2017-03-27 Thread Ashwin Sai Shankar
Hi!

In spark on yarn, when are shuffle files on local disk removed? (Is it when
the app completes or
once all the shuffle files are fetched or end of the stage?)

Thanks,
Ashwin


Re: Spark shuffle files

2017-03-27 Thread Mark Hamstra
Shuffle files are cleaned when they are no longer referenced. See
https://github.com/apache/spark/blob/master/core/src/main/scala/org/apache/spark/ContextCleaner.scala

On Mon, Mar 27, 2017 at 12:38 PM, Ashwin Sai Shankar <
ashan...@netflix.com.invalid> wrote:

> Hi!
>
> In spark on yarn, when are shuffle files on local disk removed? (Is it
> when the app completes or
> once all the shuffle files are fetched or end of the stage?)
>
> Thanks,
> Ashwin
>


Re: Spark shuffle files

2017-03-27 Thread Ashwin Sai Shankar
Thanks Mark! follow up question, do you know when shuffle files are usually
un-referenced?

On Mon, Mar 27, 2017 at 2:35 PM, Mark Hamstra 
wrote:

> Shuffle files are cleaned when they are no longer referenced. See
> https://github.com/apache/spark/blob/master/core/src/
> main/scala/org/apache/spark/ContextCleaner.scala
>
> On Mon, Mar 27, 2017 at 12:38 PM, Ashwin Sai Shankar <
> ashan...@netflix.com.invalid> wrote:
>
>> Hi!
>>
>> In spark on yarn, when are shuffle files on local disk removed? (Is it
>> when the app completes or
>> once all the shuffle files are fetched or end of the stage?)
>>
>> Thanks,
>> Ashwin
>>
>
>


Re: Spark shuffle files

2017-03-27 Thread Mark Hamstra
When the RDD using them goes out of scope.

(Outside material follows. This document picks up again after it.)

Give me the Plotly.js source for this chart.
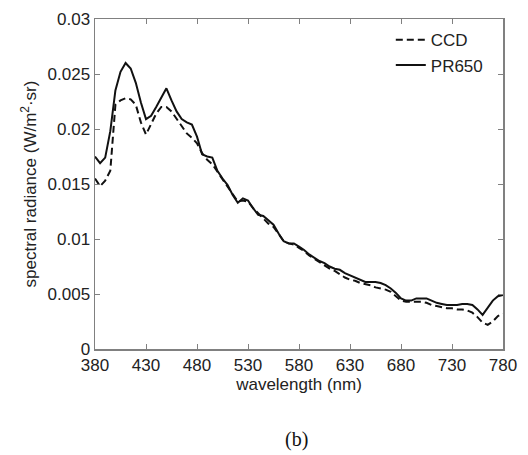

On Mon, Mar 27, 2017 at 3:13 PM, Ashwin Sai Shankar 
wrote:

> Thanks Mark! follow up question, do you know when shuffle files are
> usually un-referenced?
>
> On Mon, Mar 27, 2017 at 2:35 PM, Mark Hamstra 
> wrote:
>
>> Shuffle files are cleaned when they are no longer referenced. See
>> https://github.com/apache/spark/blob/master/core/src/mai
>> n/scala/org/apache/spark/ContextCleaner.scala
>>
>> On Mon, Mar 27, 2017 at 12:38 PM, Ashwin Sai Shankar <
>> ashan...@netflix.com.invalid> wrote:
>>
>>> Hi!
>>>
>>> In spark on yarn, when are shuffle files on local disk removed? (Is it
>>> when the app completes or
>>> once all the shuffle files are fetched or end of the stage?)
>>>
>>> Thanks,
>>> Ashwin
>>>
>>
>>
>